Эрик откинул голову назад, светлые волосы его были тщательно расчесаны, а в руках он держал безумно дорогую, изысканную сигару, которую то и дело небрежно подносил ко рту с вдумчивостью знатока, каким он действительно являлся наряду со своим собеседником, чуть ли не родившимся с сигарой в зубах. На самом деле Эрика радовала возможность продемонстрировать одному из крупнейших капиталистов своего времени, что бунтарь, рожденный и воспитанный в стесненных материальных обстоятельствах, человек, начинавший на пустом месте и самостоятельно всего добившийся, способен обеспечить себе все жизненные блага и курить сигару столь же непринужденно, как буржуа старой закалки.
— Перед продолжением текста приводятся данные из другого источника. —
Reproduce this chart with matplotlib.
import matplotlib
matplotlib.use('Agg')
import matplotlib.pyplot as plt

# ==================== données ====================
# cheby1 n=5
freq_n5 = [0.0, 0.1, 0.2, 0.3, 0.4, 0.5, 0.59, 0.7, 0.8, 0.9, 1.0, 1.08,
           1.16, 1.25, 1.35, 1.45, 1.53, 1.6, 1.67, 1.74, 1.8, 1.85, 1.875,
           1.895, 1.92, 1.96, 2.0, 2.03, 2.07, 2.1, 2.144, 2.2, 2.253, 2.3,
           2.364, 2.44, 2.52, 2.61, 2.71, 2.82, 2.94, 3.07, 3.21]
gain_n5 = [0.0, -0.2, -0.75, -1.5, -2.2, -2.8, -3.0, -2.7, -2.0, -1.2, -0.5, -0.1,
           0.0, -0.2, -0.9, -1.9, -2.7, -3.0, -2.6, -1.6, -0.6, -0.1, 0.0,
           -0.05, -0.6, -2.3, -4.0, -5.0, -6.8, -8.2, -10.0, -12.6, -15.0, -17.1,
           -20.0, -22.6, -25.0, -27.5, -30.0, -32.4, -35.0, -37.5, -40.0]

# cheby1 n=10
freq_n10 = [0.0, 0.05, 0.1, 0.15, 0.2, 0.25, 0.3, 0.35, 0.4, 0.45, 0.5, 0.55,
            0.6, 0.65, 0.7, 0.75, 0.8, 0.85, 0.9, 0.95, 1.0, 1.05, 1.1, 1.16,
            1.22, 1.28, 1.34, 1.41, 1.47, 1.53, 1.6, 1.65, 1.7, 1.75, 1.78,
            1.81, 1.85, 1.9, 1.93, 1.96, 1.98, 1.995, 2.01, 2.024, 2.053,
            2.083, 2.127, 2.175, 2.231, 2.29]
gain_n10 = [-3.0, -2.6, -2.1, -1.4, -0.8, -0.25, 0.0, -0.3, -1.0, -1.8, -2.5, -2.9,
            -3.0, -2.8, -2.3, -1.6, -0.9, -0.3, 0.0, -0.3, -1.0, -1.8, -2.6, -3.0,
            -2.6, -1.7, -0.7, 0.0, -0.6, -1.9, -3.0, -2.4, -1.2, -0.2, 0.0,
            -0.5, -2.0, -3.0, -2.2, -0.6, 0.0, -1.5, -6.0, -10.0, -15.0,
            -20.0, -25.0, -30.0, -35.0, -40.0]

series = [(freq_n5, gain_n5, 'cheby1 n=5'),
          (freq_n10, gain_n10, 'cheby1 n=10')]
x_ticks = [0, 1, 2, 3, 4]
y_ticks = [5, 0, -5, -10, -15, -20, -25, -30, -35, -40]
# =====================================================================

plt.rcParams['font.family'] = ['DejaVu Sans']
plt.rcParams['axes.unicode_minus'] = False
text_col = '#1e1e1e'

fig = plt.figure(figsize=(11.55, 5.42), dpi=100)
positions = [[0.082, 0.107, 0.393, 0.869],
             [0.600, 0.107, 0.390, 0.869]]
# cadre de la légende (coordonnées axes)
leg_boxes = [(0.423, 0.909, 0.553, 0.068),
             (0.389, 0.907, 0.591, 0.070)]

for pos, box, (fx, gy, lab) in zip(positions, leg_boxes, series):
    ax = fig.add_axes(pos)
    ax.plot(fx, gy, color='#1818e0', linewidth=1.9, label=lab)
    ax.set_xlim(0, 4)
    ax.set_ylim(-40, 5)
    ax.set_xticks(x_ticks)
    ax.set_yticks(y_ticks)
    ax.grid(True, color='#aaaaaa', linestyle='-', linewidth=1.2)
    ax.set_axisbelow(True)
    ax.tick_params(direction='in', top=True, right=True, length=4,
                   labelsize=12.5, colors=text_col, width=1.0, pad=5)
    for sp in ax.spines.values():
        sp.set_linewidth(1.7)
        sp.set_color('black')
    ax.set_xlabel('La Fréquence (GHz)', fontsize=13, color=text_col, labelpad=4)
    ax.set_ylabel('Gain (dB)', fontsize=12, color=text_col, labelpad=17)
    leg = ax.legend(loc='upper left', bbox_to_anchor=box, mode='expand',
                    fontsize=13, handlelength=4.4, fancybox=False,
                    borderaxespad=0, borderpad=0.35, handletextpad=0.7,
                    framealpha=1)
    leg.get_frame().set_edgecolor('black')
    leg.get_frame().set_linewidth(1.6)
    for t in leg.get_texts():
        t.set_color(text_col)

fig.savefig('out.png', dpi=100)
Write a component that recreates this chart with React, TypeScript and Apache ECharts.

Таким образом, Арман и Эрик вступали в схватку, обладая одним и тем же оружием, причем именно сигара «Монте-Кристо» по сорок пять франков штука, которую Арман ставил Эрику в упрек, переполняла гордостью сердце Эрика.
Неудивительно, что дискуссия, которая уже давно висела в воздухе, началась именно с сигары.
– Вы предпочитаете «номер один» или «номер два»? – спросил Эрик, слегка нахмурив брови, что придавало ему чопорный, даже слегка благоговейный и одновременно высокомерный вид, какой принимают обычно курильщики гаванских сигар, обсуждая их достоинства.
– «Номер один», – заявил Арман решительным голосом, – и ничего другого… Все остальные для меня слишком велики, – снисходительно добавил он, давая понять Эрику, что если он, Арман Боте-Лебреш, владелец самых крупных рафинадных заводов вдоль Па-де-Кале, считает слишком большой данную сигару, в то время, как он в состоянии приобрести десять таких табачных плантаций, то непристойно и смешно, если не гротескно, когда Эрик Летюийе рассуждает о сигарах, ведь для таких, как он, выходцев из низов, сигара – это предмет, вызывающий одышку, не более того.
К счастью, Эрик, совершенно не подозревавший обо всех этих задних мыслях, всегда считал несколько грубоватыми туго скрученные сигары «номер два».
– Я вполне согласен с вашим мнением, – рассеянно бросил он.
– Счастлив это услышать, – произнес Арман Боте-Лебреш, и на миг под очками его засверкали искорки, а затем он продолжил: – Я нахожу, что на этом судне все чрезмерно: эта икра, эти коллекционные вина, эти горшки с цветами, эта туалетная вода во всех гардеробных – все это мне представляется проявлениями весьма дурного вкуса, не так ли?
– Да, – согласился с ним Эрик, проявив совершенно новую для себя снисходительность, тем не менее вполне вписывающуюся в контекст терпимости, где возможно все, включая сам факт беседы Эрика с этим капиталистом, обагренным – в переносном смысле – кровью своих рабочих.
– И вас это не смущает?.. Да, конечно! – внезапно выпалил Арман Боте-Лебреш, начав боевые действия в самый неподходящий момент и при этом полностью меняя роли: это капиталист требовал отчета у человека левых взглядов, это обвинитель превращался в виновного.
И тот, и другой, должно быть, почувствовали всю нелепость происходящего, ибо наступила пауза, и оба принялись пережевывать свои сигары и свою растерянность.
– Кроме того, я нахожу всех этих людей неудобоваримыми, – пошел на попятный Арман Боте-Лебреш, он произнес свою реплику колким тоном, даже чуть-чуть визгливо, немного грустным голосом хнычущего мальчишки, и сумел дезориентировать главного редактора «Форума».
– О ком конкретно вы говорите? – спросил Эрик.
– Я говорю о… я говорю, неважно, о ком… само собой, не о моей жене, – сбивчиво пробормотал Арман. – Я говорю о… даже не знаю, о ком… ну… об этом типе, этим типе из кино, об этом торговце фильмами, – заключил он с отвращением, словно произнес «торговец коврами».
Упоминание о Симоне, благодаря отвращению, которое испытывал к нему в равной степени и тот, и другой, объединила их; спустя мгновение они оказались союзниками, противостоящими торговцам коврами, торговцам фильмами, комбинаторам и иммигрантам, причем отношения к последним Эрик еще не выработал. Тем не менее он заявил:
– Я вполне с вами согласен.
Голос Эрика звучал искренне, и боязливая злость Армана поослабла, уступив место классовой общности. Казалось, они оба подростками учились в Итоне, а Симон – в школе, содержащейся на деньги благотворителей. Успокоившись, Арман временно отказался от военных действий и, напротив, стал искать общие со «своим коммунистом» антипатии.
– Юная шлюшка, которая его сопровождает, потрясающе вульгарна, – с увлечением продолжал он.